Não cabendo aqui dissecar este regime, interessa-nos sobretudo sublinhar a profunda contradição que encerra, da perspectiva da comparação dos interesses em jogo. Repare-se: os contribuintes já se confrontam como uma presunção de facto de que devem um imposto com o qual não concordam quando recebem uma liquidação tributária, pois só podem suspender a sua execução se contra ela reagirem e apresentarem garantia idónea (que há de cobrir não só o imposto como também um acrescido de 25% para caucionar eventuais juros compensatórios). Este corolário i"n dubio pro fiscum", que não se filia em qualquer princípio constitucional ou legal, é uma evidente cedência ao princípio da eficácia da cobrança da receita fiscal e, na era dos direitos sociais de segunda e terceira geração, tem de se aceitar. O que não se compreende é que, numa altura em que os contribuintes são chamados, como verdadeiros órgãos da administração tributária, a realizar as tarefas fiscais mais intrincadas (preenchimento e cálculo de declarações fiscais complexas, cumprimento de obrigações em matéria de preços de transferência, etc.), já não se lhes reconheça competência para computar o seu crédito em resultado de uma decisão judicial definitiva, e, por sua iniciativa e eventual comunicação à administração tributária, compensar quaisquer obrigações fiscais pecuniárias com esse crédito, sobretudo quando, em muitos casos, o respectivo pagamento tarda em chegar ou esbarra em pretextos insignificantes.
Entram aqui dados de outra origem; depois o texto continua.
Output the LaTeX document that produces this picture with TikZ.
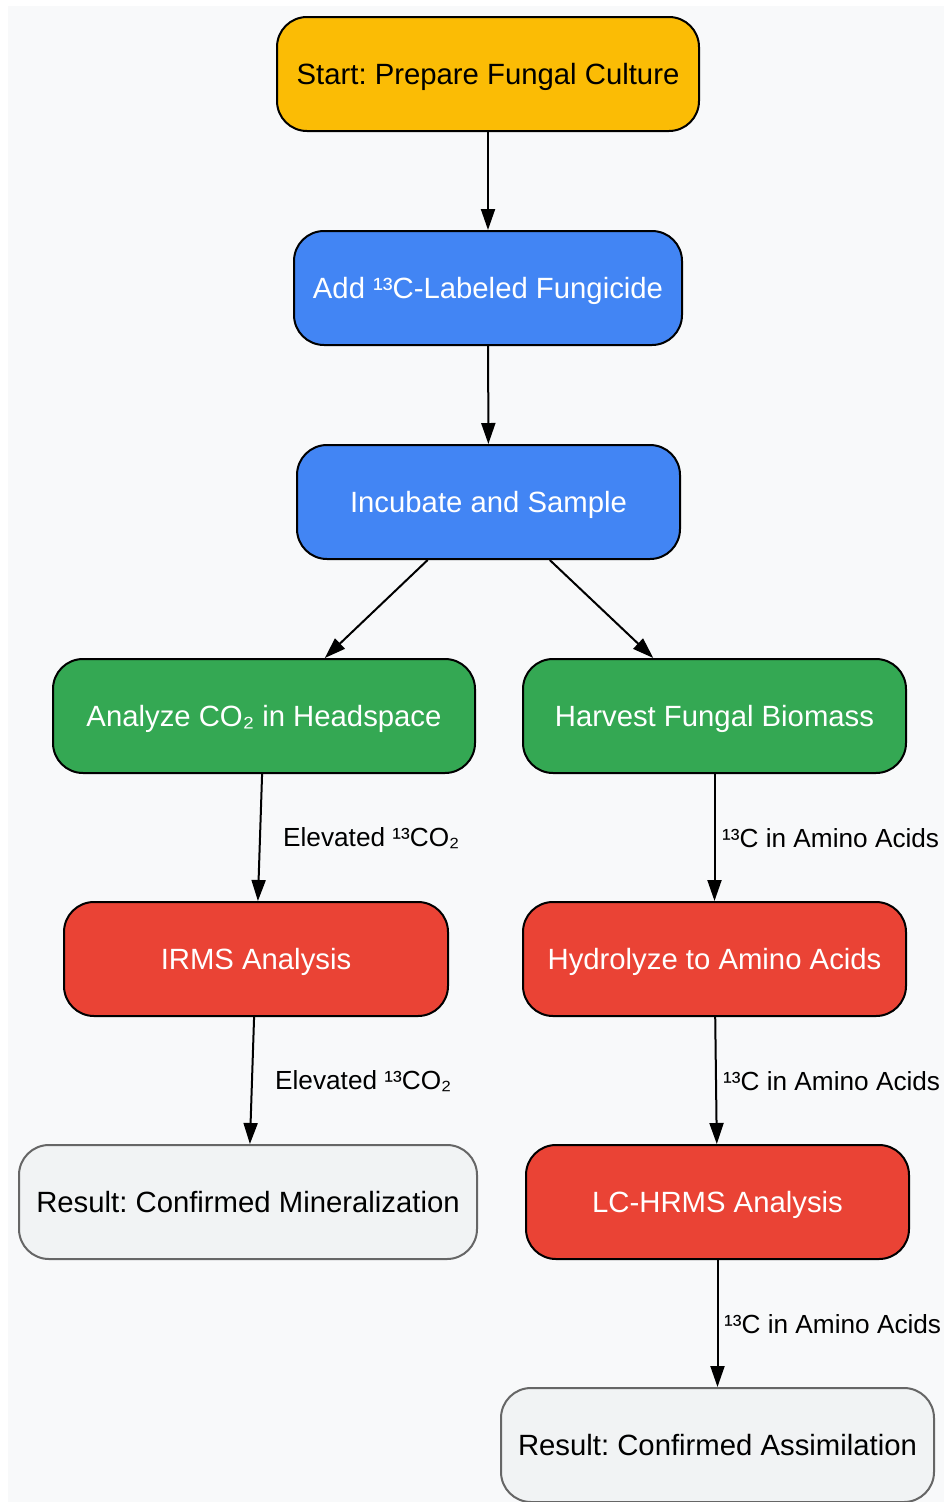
\documentclass[tikz,border=0pt]{standalone}
\usepackage{fontspec}
\setmainfont{Liberation Sans}
\usetikzlibrary{arrows.meta}
\frenchspacing
\definecolor{bgcol}{HTML}{F8F9FA}
\definecolor{cyellow}{HTML}{FBBC05}
\definecolor{cblue}{HTML}{4285F4}
\definecolor{cgreen}{HTML}{34A853}
\definecolor{cred}{HTML}{EA4335}
\definecolor{cgray}{HTML}{F1F3F4}
\definecolor{cgrayline}{HTML}{666666}
\tikzset{
  box/.style={draw=black, line width=2pt, rounded corners=30pt, minimum height=114pt,
    inner sep=0pt, text height=20pt, text depth=0pt, font=\fontsize{29.3}{34}\selectfont\frenchspacing},
  ybox/.style={box, fill=cyellow, text=black},
  bbox/.style={box, fill=cblue, text=white},
  gbox/.style={box, fill=cgreen, text=white},
  rbox/.style={box, fill=cred, text=white},
  resbox/.style={box, draw=cgrayline, fill=cgray, text=black},
  arr/.style={line width=2pt, -{Triangle[length=21pt,width=14pt]}},
  lbl/.style={anchor=west, inner sep=0pt, font=\fontsize{26.2}{30}\selectfont, text=black}
}
\begin{document}
\begin{tikzpicture}[x=1pt,y=-1pt]
\useasboundingbox (0,0) rectangle (944,1502);
\fill[bgcol] (8,6) rectangle (944,1502);
\node[ybox, minimum width=422pt] (start) at (488,74) {Start: Prepare Fungal Culture};
\node[bbox, minimum width=388pt] (add) at (488,288) {Add ¹³C-Labeled Fungicide};
\node[bbox, minimum width=383pt] (inc) at (488.5,502) {Incubate and Sample};
\node[gbox, minimum width=422pt] (an) at (264,716) {Analyze CO₂ in Headspace};
\node[gbox, minimum width=383pt] (harv) at (714.5,716) {Harvest Fungal Biomass};
\node[rbox, minimum width=384pt] (irms) at (256,959) {IRMS Analysis};
\node[rbox, minimum width=383pt] (hyd) at (714.5,959) {Hydrolyze to Amino Acids};
\node[resbox, minimum width=458pt] (resmin) at (248,1202) {Result: Confirmed Mineralization};
\node[rbox, minimum width=383pt] (lc) at (717.5,1202) {LC-HRMS Analysis};
\node[resbox, minimum width=433pt] (resas) at (717.5,1445) {Result: Confirmed Assimilation};

\draw[arr] (start) -- (add);
\draw[arr] (add) -- (inc);
\draw[arr] (inc) -- (an);
\draw[arr] (inc) -- (harv);
\draw[arr] (an) -- (irms);
\draw[arr] (harv) -- (hyd);
\draw[arr] (irms) -- (resmin);
\draw[arr] (hyd) -- (lc);
\draw[arr] (lc) -- (resas);

\node[lbl] (l1) at (283,838) {Elevated ¹³CO₂};
\node[lbl] (l2) at (722,838) {¹³C in Amino Acids};
\node[lbl] (l3) at (275,1081) {Elevated ¹³CO₂};
\node[lbl] (l4) at (723,1081) {¹³C in Amino Acids};
\node[lbl] (l5) at (724,1324) {¹³C in Amino Acids};
\end{tikzpicture}
\end{document}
Ou seja, ali o contribuinte é um ente de rara competência e diligência, mas aqui acha-se ainda na primeira infância.

 

Não podemos, pois, estar mais afastados da essência do contrato social numa matéria que é, ao mesmo tempo, tão despicienda do ponto de vista da receita (posto que as decisões judiciais terão sempre de ser executadas e os reembolsos em mora vencem juros) e tão importante do ponto de vista simbólico. Por isso, tal como fizeram os colonos americanos quando clamaram contra os dislates tributários da Coroa britânica e se vê de novo em cartazes eleitorais, talvez seja tempo de exigir: "no taxation without (true) compensation!"